When I was asked to write a rock opera with a friend or teach Shakespeare to second graders or take the stage in New York to tell a story to an audience of disaffected hipsters, there were many who thought these pursuits were foolish. Unworthy of my time and effort and likely to yield little by way of result.
Instead, I said, “To hell with the doctor” and changed my life forever.
Hundreds – maybe thousands – of small and large decisions over the course of my life have been driven by this belief that I must head to the stern. Find the engine room. Avoiding becoming entrapped in the choices of others.
  • I invented a way to cook pizza on a campfire in Boy Scouts when everyone told me it was a ridiculous idea and that hamburgers and chicken were just fine.
  • I told my parents after my first CCD class that I could no longer be a Catholic – when everyone in my life was Catholic – because the notion of a Pope was too authoritarian for me.
  • I accepted a promotion to manager for a McDonald’s restaurant when I was still in high school even though my friends and family thought I was crazy.
  • I agreed to give pole vaulting a try even as my teammates laughed and told me that I would never get my feet off the ground.
  • I’ve led Sunday services in several churches as a substitute minister despite reminders by many that I don’t actually believe in God.

The list is endless.

There are lots of ways to say it:

Zig when others zag.
Blaze your own trail.
Take the road less traveled.

I prefer, “Head to the stern. Find the engine room. To hell with the doctor.”

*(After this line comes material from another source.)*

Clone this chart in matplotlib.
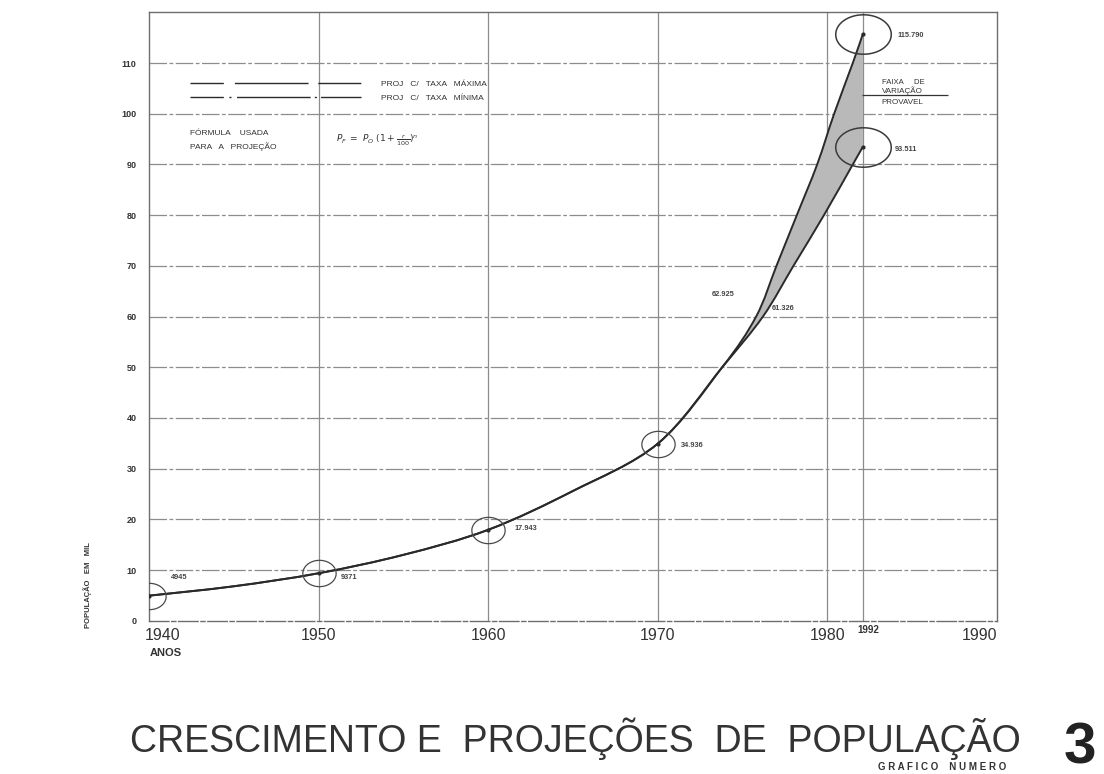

I prefer to think of these moments as Poseidon Adventure moments. A life or death struggle for my future. An all or nothing proposition.

The preacher sadly doesn’t survive his trip to stern. He dies in one final act of bravery that saves his fellow survivors. Three others die along the way, too. But the preacher was right. The path of least resistance offered no salvation to those poor souls who decided to follow the doctor blindly into the dark.

Head to the stern. Find the engine room. To hell with the doctor.

A scene from a 1972 disaster movie that has helped to define my life.